» INFORMATION SUPPLIED
_ _ _ _

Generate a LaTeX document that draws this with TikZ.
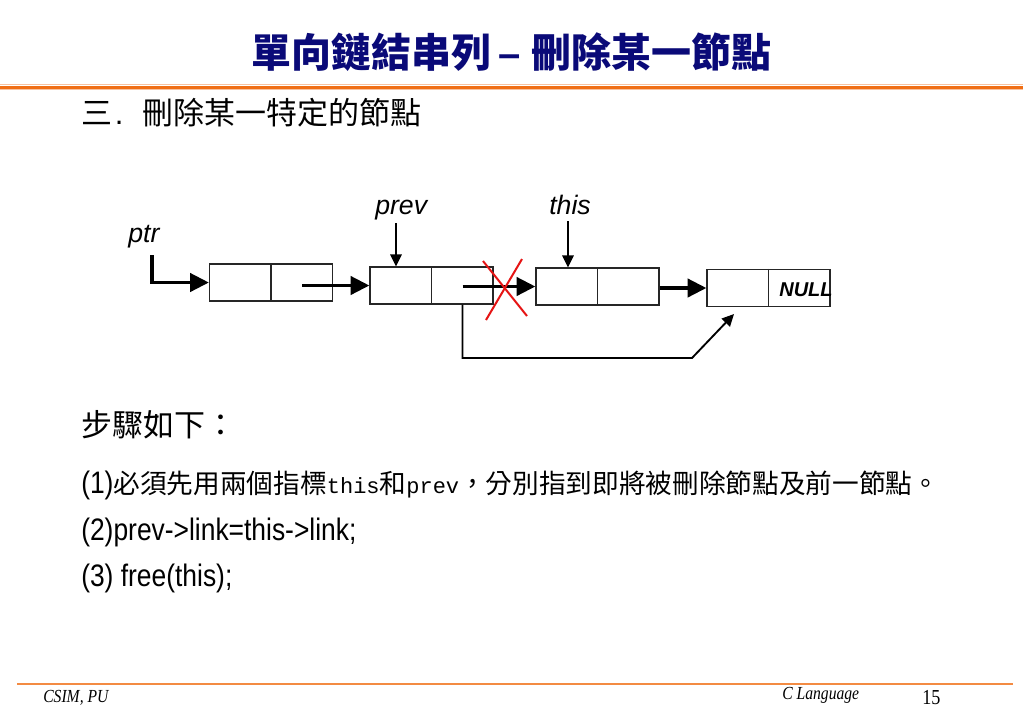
\documentclass[tikz,border=0pt]{standalone}
\usepackage{fontspec}
\setmainfont{Liberation Serif}
\newfontfamily\cjk{Noto Sans CJK TC}
\newfontfamily\arialn[FakeStretch=0.85]{Liberation Sans}
\newfontfamily\arial{Liberation Sans}
\newfontfamily\monof{Liberation Mono}
\newfontfamily\timesn[FakeStretch=0.85]{Liberation Serif}
\usetikzlibrary{arrows.meta,calc}
\definecolor{navy}{RGB}{10,10,120}
\definecolor{orangeA}{RGB}{240,110,20}
\definecolor{orangeL}{RGB}{248,195,160}
\definecolor{xred}{RGB}{230,20,20}
\begin{document}
\begin{tikzpicture}[x=0.75pt,y=-0.75pt,
  cell/.style={draw=black!85,line width=0.9pt,minimum width=92.25pt,minimum height=27.75pt,inner sep=0pt},
  bigarrow/.style={line width=2.8pt,-{Triangle[length=14pt,width=13.5pt]}},
  thinarrow/.style={line width=1.4pt,-{Triangle[length=9pt,width=8.5pt]}},
  lbl/.style={font=\arial\itshape\fontsize{20}{24}\selectfont,inner sep=0pt,anchor=base west},
  txt/.style={inner sep=0pt,anchor=west},
  foot/.style={inner sep=0pt,anchor=base west},
]
\fill[white] (0,0) rectangle (1023,708);
\useasboundingbox (0,0) rectangle (1023,708);

% title and rules
\node[inner sep=0pt,text=navy,font=\cjk\bfseries\fontsize{30}{34}\selectfont] (title) at (511.5,52) {單向鏈結串列\hspace{5pt}{\arial\bfseries –}\hspace{8pt}刪除某一節點};
\draw[orangeL,line width=1.4pt] (0,84.5) -- (1023,84.5);
\draw[orangeA,line width=2.5pt] (0,87.4) -- (1023,87.4);
\draw[orangeL,line width=0.8pt] (0,89.6) -- (1023,89.6);

\node[txt,font=\cjk\fontsize{23.25}{26}\selectfont] (sub) at (81,113) {三\hspace{2pt}{\arial .}\hspace{14.5pt}刪除某一特定的節點};

% list nodes
\node[cell] (b1) at (271,282.5) {};
\node[cell] (b2) at (431.5,285.5) {};
\node[cell] (b3) at (597.5,286.5) {};
\node[cell] (b4) at (768.5,288) {};
\foreach \b in {b1,b2,b3,b4} \draw[black!85,line width=0.9pt] (\b.north) -- (\b.south);
\node[inner sep=0pt,font=\arial\bfseries\itshape\fontsize{15}{18}\selectfont] (null) at (806,289.5) {NULL};

% labels
\node[lbl] (ptr) at (128,242) {ptr};
\node[lbl] (prev) at (375,214) {prev};
\node[lbl] (this) at (549,214) {this};

% pointers
\coordinate (p0) at (152,255);
\coordinate (r1) at ($(b1.center)!0.5!(b1.east)$);
\coordinate (r2) at ($(b2.center)!0.5!(b2.east)$);
\draw[bigarrow] (p0) |- (b1.west);
\draw[bigarrow] (r1 |- b2.west) -- (b2.west);
\draw[bigarrow] (r2 |- b3.west) -- (b3.west);
\draw[bigarrow] (b3.east |- b4.west) -- (b4.west);
\coordinate (pa) at (396,223);
\draw[thinarrow] (pa) -- (pa |- b2.north);
\coordinate (ta) at (568,221);
\draw[thinarrow] (ta) -- (ta |- b3.north);

% bypass link
\coordinate (bs) at ($(b2.south)!0.5!(b2.south east)$);
\coordinate (bend) at (692,358);
\coordinate (btip) at (734,314);
\draw[thinarrow] (bs) |- (bend) -- (btip);

% red cross
\draw[xred,line width=1.5pt] (483,261) -- (527,316);
\draw[xred,line width=1.5pt] (522,259) -- (486,320);

% steps
\node[txt,font=\cjk\fontsize{23.25}{26}\selectfont] (steps) at (81,425) {步驟如下：};
\node[txt,font=\cjk\fontsize{20}{24}\selectfont] (s1) at (81,485) {{\arialn\fontsize{23.3}{26}\selectfont (1)}必須先用兩個指標{\monof\fontsize{16.5}{20}\selectfont this}和{\monof\fontsize{16.5}{20}\selectfont prev}，分別指到即將被刪除節點及前一節點。};
\node[txt,font=\arialn\fontsize{23.3}{26}\selectfont] (s2) at (81,532) {(2)prev->link=this->link;};
\node[txt,font=\arialn\fontsize{23.3}{26}\selectfont] (s3) at (81,578) {(3) free(this);};

% footer
\draw[orangeA!80,line width=1.1pt] (17,684) -- (1013,684);
\node[foot,font=\timesn\itshape\fontsize{13.8}{16}\selectfont] (f1) at (43,702) {CSIM, PU};
\node[foot,font=\timesn\itshape\fontsize{13.8}{16}\selectfont] (f2) at (782,699) {C Language};
\node[foot,font=\timesn\fontsize{16}{18}\selectfont] (f3) at (922,704) {15};
\end{tikzpicture}
\end{document}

_ _ _ _

» OBJECTIVE
Output the lines above in full and exactly as given, omitting any pictures.

» TASK RESULT
Generate a LaTeX document that draws this with TikZ.
\documentclass[tikz,border=0pt]{standalone}
\usepackage{fontspec}
\setmainfont{Liberation Serif}
\newfontfamily\cjk{Noto Sans CJK TC}
\newfontfamily\arialn[FakeStretch=0.85]{Liberation Sans}
\newfontfamily\arial{Liberation Sans}
\newfontfamily\monof{Liberation Mono}
\newfontfamily\timesn[FakeStretch=0.85]{Liberation Serif}
\usetikzlibrary{arrows.meta,calc}
\definecolor{navy}{RGB}{10,10,120}
\definecolor{orangeA}{RGB}{240,110,20}
\definecolor{orangeL}{RGB}{248,195,160}
\definecolor{xred}{RGB}{230,20,20}
\begin{document}
\begin{tikzpicture}[x=0.75pt,y=-0.75pt,
  cell/.style={draw=black!85,line width=0.9pt,minimum width=92.25pt,minimum height=27.75pt,inner sep=0pt},
  bigarrow/.style={line width=2.8pt,-{Triangle[length=14pt,width=13.5pt]}},
  thinarrow/.style={line width=1.4pt,-{Triangle[length=9pt,width=8.5pt]}},
  lbl/.style={font=\arial\itshape\fontsize{20}{24}\selectfont,inner sep=0pt,anchor=base west},
  txt/.style={inner sep=0pt,anchor=west},
  foot/.style={inner sep=0pt,anchor=base west},
]
\fill[white] (0,0) rectangle (1023,708);
\useasboundingbox (0,0) rectangle (1023,708);

% title and rules
\node[inner sep=0pt,text=navy,font=\cjk\bfseries\fontsize{30}{34}\selectfont] (title) at (511.5,52) {單向鏈結串列\hspace{5pt}{\arial\bfseries –}\hspace{8pt}刪除某一節點};
\draw[orangeL,line width=1.4pt] (0,84.5) -- (1023,84.5);
\draw[orangeA,line width=2.5pt] (0,87.4) -- (1023,87.4);
\draw[orangeL,line width=0.8pt] (0,89.6) -- (1023,89.6);

\node[txt,font=\cjk\fontsize{23.25}{26}\selectfont] (sub) at (81,113) {三\hspace{2pt}{\arial .}\hspace{14.5pt}刪除某一特定的節點};

% list nodes
\node[cell] (b1) at (271,282.5) {};
\node[cell] (b2) at (431.5,285.5) {};
\node[cell] (b3) at (597.5,286.5) {};
\node[cell] (b4) at (768.5,288) {};
\foreach \b in {b1,b2,b3,b4} \draw[black!85,line width=0.9pt] (\b.north) -- (\b.south);
\node[inner sep=0pt,font=\arial\bfseries\itshape\fontsize{15}{18}\selectfont] (null) at (806,289.5) {NULL};

% labels
\node[lbl] (ptr) at (128,242) {ptr};
\node[lbl] (prev) at (375,214) {prev};
\node[lbl] (this) at (549,214) {this};

% pointers
\coordinate (p0) at (152,255);
\coordinate (r1) at ($(b1.center)!0.5!(b1.east)$);
\coordinate (r2) at ($(b2.center)!0.5!(b2.east)$);
\draw[bigarrow] (p0) |- (b1.west);
\draw[bigarrow] (r1 |- b2.west) -- (b2.west);
\draw[bigarrow] (r2 |- b3.west) -- (b3.west);
\draw[bigarrow] (b3.east |- b4.west) -- (b4.west);
\coordinate (pa) at (396,223);
\draw[thinarrow] (pa) -- (pa |- b2.north);
\coordinate (ta) at (568,221);
\draw[thinarrow] (ta) -- (ta |- b3.north);

% bypass link
\coordinate (bs) at ($(b2.south)!0.5!(b2.south east)$);
\coordinate (bend) at (692,358);
\coordinate (btip) at (734,314);
\draw[thinarrow] (bs) |- (bend) -- (btip);

% red cross
\draw[xred,line width=1.5pt] (483,261) -- (527,316);
\draw[xred,line width=1.5pt] (522,259) -- (486,320);

% steps
\node[txt,font=\cjk\fontsize{23.25}{26}\selectfont] (steps) at (81,425) {步驟如下：};
\node[txt,font=\cjk\fontsize{20}{24}\selectfont] (s1) at (81,485) {{\arialn\fontsize{23.3}{26}\selectfont (1)}必須先用兩個指標{\monof\fontsize{16.5}{20}\selectfont this}和{\monof\fontsize{16.5}{20}\selectfont prev}，分別指到即將被刪除節點及前一節點。};
\node[txt,font=\arialn\fontsize{23.3}{26}\selectfont] (s2) at (81,532) {(2)prev->link=this->link;};
\node[txt,font=\arialn\fontsize{23.3}{26}\selectfont] (s3) at (81,578) {(3) free(this);};

% footer
\draw[orangeA!80,line width=1.1pt] (17,684) -- (1013,684);
\node[foot,font=\timesn\itshape\fontsize{13.8}{16}\selectfont] (f1) at (43,702) {CSIM, PU};
\node[foot,font=\timesn\itshape\fontsize{13.8}{16}\selectfont] (f2) at (782,699) {C Language};
\node[foot,font=\timesn\fontsize{16}{18}\selectfont] (f3) at (922,704) {15};
\end{tikzpicture}
\end{document}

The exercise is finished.